Well I think we'd agree with this 100%. The whole point of the 'leadership of ideas' concept is that the idea of some sort of fixed vanguard that always has it right is not only laughable but dangerous. In terms of the current tiny organisations being 'a leadership of ideas' is something that you aim at becoming in the areas you are active, not something that you are or if you at one moment succeed that you will retain.
Anyway I hope this clarifies things a bit.[/i]
the SIL had seperate politcal and economic networks!!
I've decided as this is an important question I'd ask again what evidence this claim is actually based on? Maybe I've missed something we are pretty much on the fringes of things cause of our small size and lack of language skills.

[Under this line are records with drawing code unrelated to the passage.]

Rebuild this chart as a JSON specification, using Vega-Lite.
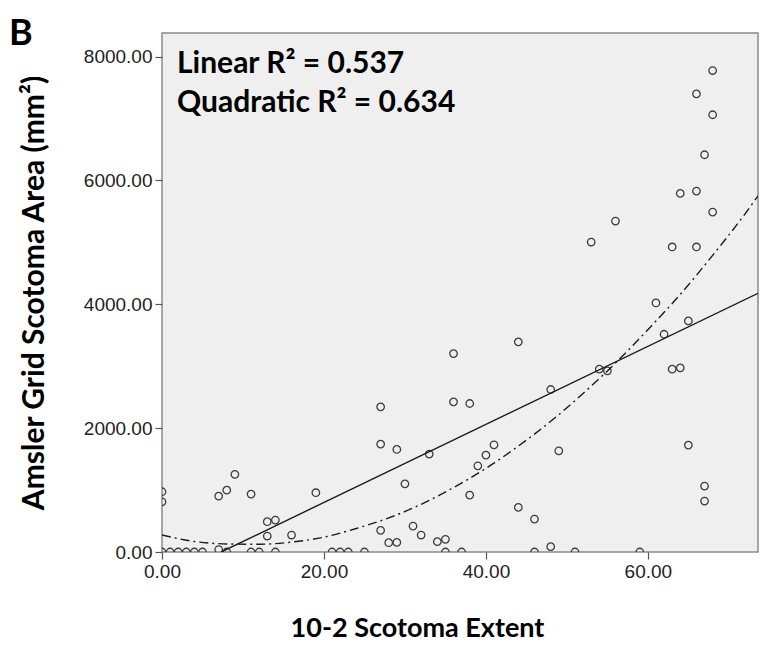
{
  "$schema": "https://vega.github.io/schema/vega-lite/v6.json",
  "width": 596,
  "height": 519,
  "autosize": "none",
  "padding": {"left": 162, "top": 33, "right": 3, "bottom": 93},
  "background": "white",
  "config": {
    "view": {"fill": "#efefef", "stroke": "#8a8a8a", "strokeWidth": 1.5},
    "font": "Liberation Sans"
  },
  "title": {
    "text": "B",
    "anchor": "start",
    "frame": "group",
    "font": "Lato",
    "fontSize": 36,
    "fontWeight": "bold",
    "color": "black",
    "baseline": "alphabetic",
    "dx": -153,
    "dy": 48,
    "offset": 0
  },
  "datasets": {
    "points": [
      {"extent": 0, "area": 973}, {"extent": 0, "area": 811},
      {"extent": 0, "area": 0}, {"extent": 1, "area": 0}, {"extent": 2, "area": 0},
      {"extent": 3, "area": 0}, {"extent": 4, "area": 0}, {"extent": 5, "area": 0},
      {"extent": 7, "area": 40}, {"extent": 8, "area": 0},
      {"extent": 7, "area": 903}, {"extent": 8, "area": 1000}, {"extent": 9, "area": 1253},
      {"extent": 11, "area": 935}, {"extent": 11, "area": 0}, {"extent": 12, "area": 0},
      {"extent": 14, "area": 0}, {"extent": 13, "area": 489}, {"extent": 14, "area": 516},
      {"extent": 13, "area": 258}, {"extent": 16, "area": 274}, {"extent": 19, "area": 957},
      {"extent": 21, "area": 0}, {"extent": 22, "area": 0}, {"extent": 23, "area": 0},
      {"extent": 25, "area": 0}, {"extent": 27, "area": 2344}, {"extent": 27, "area": 1742},
      {"extent": 29, "area": 1656}, {"extent": 30, "area": 1100}, {"extent": 27, "area": 350},
      {"extent": 28, "area": 150}, {"extent": 29, "area": 155}, {"extent": 31, "area": 419},
      {"extent": 32, "area": 274}, {"extent": 33, "area": 1581}, {"extent": 34, "area": 167},
      {"extent": 35, "area": 205}, {"extent": 35, "area": 0}, {"extent": 36, "area": 3204},
      {"extent": 36, "area": 2425}, {"extent": 37, "area": 0}, {"extent": 38, "area": 2398},
      {"extent": 38, "area": 919}, {"extent": 39, "area": 1392}, {"extent": 40, "area": 1565},
      {"extent": 41, "area": 1731}, {"extent": 44, "area": 3392}, {"extent": 44, "area": 720},
      {"extent": 46, "area": 532}, {"extent": 46, "area": 0}, {"extent": 48, "area": 2624},
      {"extent": 48, "area": 86}, {"extent": 49, "area": 1634}, {"extent": 51, "area": 0},
      {"extent": 53, "area": 5005}, {"extent": 54, "area": 2952}, {"extent": 55, "area": 2925},
      {"extent": 56, "area": 5344}, {"extent": 59, "area": 0}, {"extent": 61, "area": 4021},
      {"extent": 62, "area": 3516}, {"extent": 63, "area": 2952}, {"extent": 63, "area": 4925},
      {"extent": 64, "area": 2973}, {"extent": 64, "area": 5790}, {"extent": 65, "area": 3731},
      {"extent": 65, "area": 1726}, {"extent": 66, "area": 7398}, {"extent": 66, "area": 5828},
      {"extent": 66, "area": 4925}, {"extent": 67, "area": 6414}, {"extent": 67, "area": 1065},
      {"extent": 67, "area": 823}, {"extent": 68, "area": 7774}, {"extent": 68, "area": 7060},
      {"extent": 68, "area": 5489}
    ],
    "linearFit": [
      {"extent": 7.3, "area": 0},
      {"extent": 73.6, "area": 4177}
    ],
    "quadraticFit": [
      {"extent": 0, "area": 274}, {"extent": 4, "area": 170}, {"extent": 8, "area": 130},
      {"extent": 12, "area": 125}, {"extent": 16, "area": 160}, {"extent": 20, "area": 240},
      {"extent": 24, "area": 380}, {"extent": 28, "area": 550}, {"extent": 32, "area": 770},
      {"extent": 36, "area": 1040}, {"extent": 40, "area": 1350}, {"extent": 44, "area": 1710},
      {"extent": 48, "area": 2110}, {"extent": 52, "area": 2560}, {"extent": 56, "area": 3050},
      {"extent": 60, "area": 3590}, {"extent": 64, "area": 4160}, {"extent": 68, "area": 4790},
      {"extent": 72, "area": 5460}, {"extent": 73.6, "area": 5750}
    ]
  },
  "layer": [
    {
      "data": {"name": "points"},
      "mark": {"type": "point", "shape": "circle", "filled": false, "size": 56, "stroke": "#3d3d3d", "strokeWidth": 1.3, "opacity": 1, "clip": true},
      "encoding": {
        "x": {
          "field": "extent",
          "type": "quantitative",
          "scale": {"domain": [0, 73.6], "nice": false, "zero": false},
          "axis": {
            "title": "10-2 Scotoma Extent",
            "values": [0, 20, 40, 60],
            "format": ".2f",
            "grid": false,
            "domain": false,
            "tickSize": 7,
            "tickColor": "#555",
            "tickWidth": 1.2,
            "labelFontSize": 19,
            "labelColor": "#222",
            "labelPadding": 3,
            "labelFlush": false,
            "titleFont": "Lato",
            "titleFontSize": 27,
            "titleFontWeight": "bold",
            "titleColor": "black",
            "titlePadding": 34,
            "titleX": 255
          }
        },
        "y": {
          "field": "area",
          "type": "quantitative",
          "scale": {"domain": [0, 8380], "nice": false, "zero": false},
          "axis": {
            "title": "Amsler Grid Scotoma Area (mm²)",
            "values": [0, 2000, 4000, 6000, 8000],
            "format": ".2f",
            "grid": false,
            "domain": false,
            "tickSize": 7,
            "tickColor": "#555",
            "tickWidth": 1.2,
            "labelFontSize": 19,
            "labelColor": "#222",
            "labelPadding": 3,
            "labelFlush": false,
            "titleFont": "Lato",
            "titleFontSize": 30,
            "titleFontWeight": "bold",
            "titleColor": "black",
            "titlePadding": 34
          }
        }
      }
    },
    {
      "data": {"name": "linearFit"},
      "mark": {"type": "line", "color": "#1a1a1a", "strokeWidth": 1.4, "clip": true},
      "encoding": {
        "x": {"field": "extent", "type": "quantitative"},
        "y": {"field": "area", "type": "quantitative"}
      }
    },
    {
      "data": {"name": "quadraticFit"},
      "mark": {"type": "line", "color": "#1a1a1a", "strokeWidth": 1.4, "strokeDash": [9, 4, 2, 4], "interpolate": "monotone", "clip": true},
      "encoding": {
        "x": {"field": "extent", "type": "quantitative"},
        "y": {"field": "area", "type": "quantitative"}
      }
    },
    {
      "data": {"values": [{"label": "Linear R² = 0.537"}]},
      "mark": {"type": "text", "font": "Lato", "fontSize": 30, "fontWeight": "bold", "color": "black", "align": "left", "baseline": "alphabetic"},
      "encoding": {
        "text": {"field": "label", "type": "nominal"},
        "x": {"datum": 1.85},
        "y": {"datum": 7738}
      }
    },
    {
      "data": {"values": [{"label": "Quadratic R² = 0.634"}]},
      "mark": {"type": "text", "font": "Lato", "fontSize": 30, "fontWeight": "bold", "color": "black", "align": "left", "baseline": "alphabetic"},
      "encoding": {
        "text": {"field": "label", "type": "nominal"},
        "x": {"datum": 1.85},
        "y": {"datum": 7108}
      }
    }
  ]
}
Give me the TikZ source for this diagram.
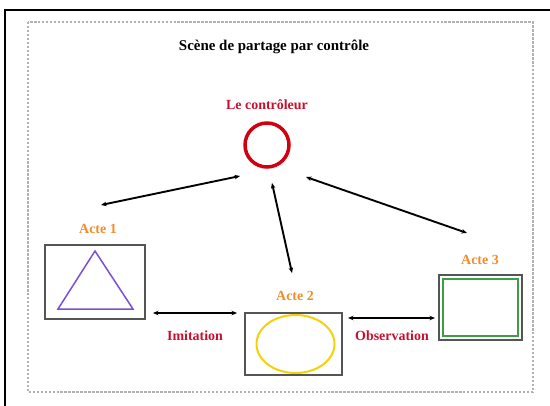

firstly the myth that anarcho syndicalism is just about structure is nonsense the structure will be informed by the content and if the membership is overtly reformist then the union will not be anarcho syndicalist. ur point about some syndicalists takig the ideological too far is to my mind too true of the current IWA.
As for the democratisation of the unions, yes anarchists must struggle within the confines of the present unions but at a certain point they must break and attempt to form autonomous structures otheriwse the militancy will evaporate under the pressure of the leadership, the trade unions are not reformable and the leadership will certainly not stand idly by whilst their power is stripped off them.
there is no doubting that the CGT is reformist and the CNT weak because of the general lack of militancy within the spanish proletariat, but to my mind the CGT are aiding reformism in so much as they dress it up in revlutionary clothes, the CNT maybe smaller but it stands its ground rather than chasing the the centre by playing along with government backed social partnership. A change in working class militancy could change all that with the CNT growing and being a militant force whilst the CGT would be trapped within the layers of bureacracy it tangled itself in, and unable to act as a revolutionary pole. The CNT could have a smaller base but be in a position to be more effective in encouraging working class self organisation.
essentially what im arguing is that in the absence of a sizable revolutionary proletariat anarcho syndicalists should not abandon their positions in order to get numbers, rather they should remain resolute and hope to act as pole of attraction when the tide inevitably turns, tho they shouldn't pretend to be the voice of the working class and shouldn't be sectarian towards rank file members of other unions, indeed surely some anarcho syndicalists would be dual members.
anyway all this is hypothectical nonsense on my behalf.
however the point remains that the unions can not be democratised and that the working class will enivatbly seek to go beyond them and create their own structures.
as for the political (actually i think it might have said ideological) networks im almost 100% positive i read the the minutes of the Sil conference and it had listsof which groups had signed up to which, i believe the AF france and alternative libertaire where amongst the sigantures in the ideological network. I tried googling for this document but can't find it. I shall search my international files when i get home.






Always makes my smile how the WSM, with it's criticisms of anarcho-syndicalism, manage to end up in an organisation with the two reformist syndicalist unions the SAC & the CGT.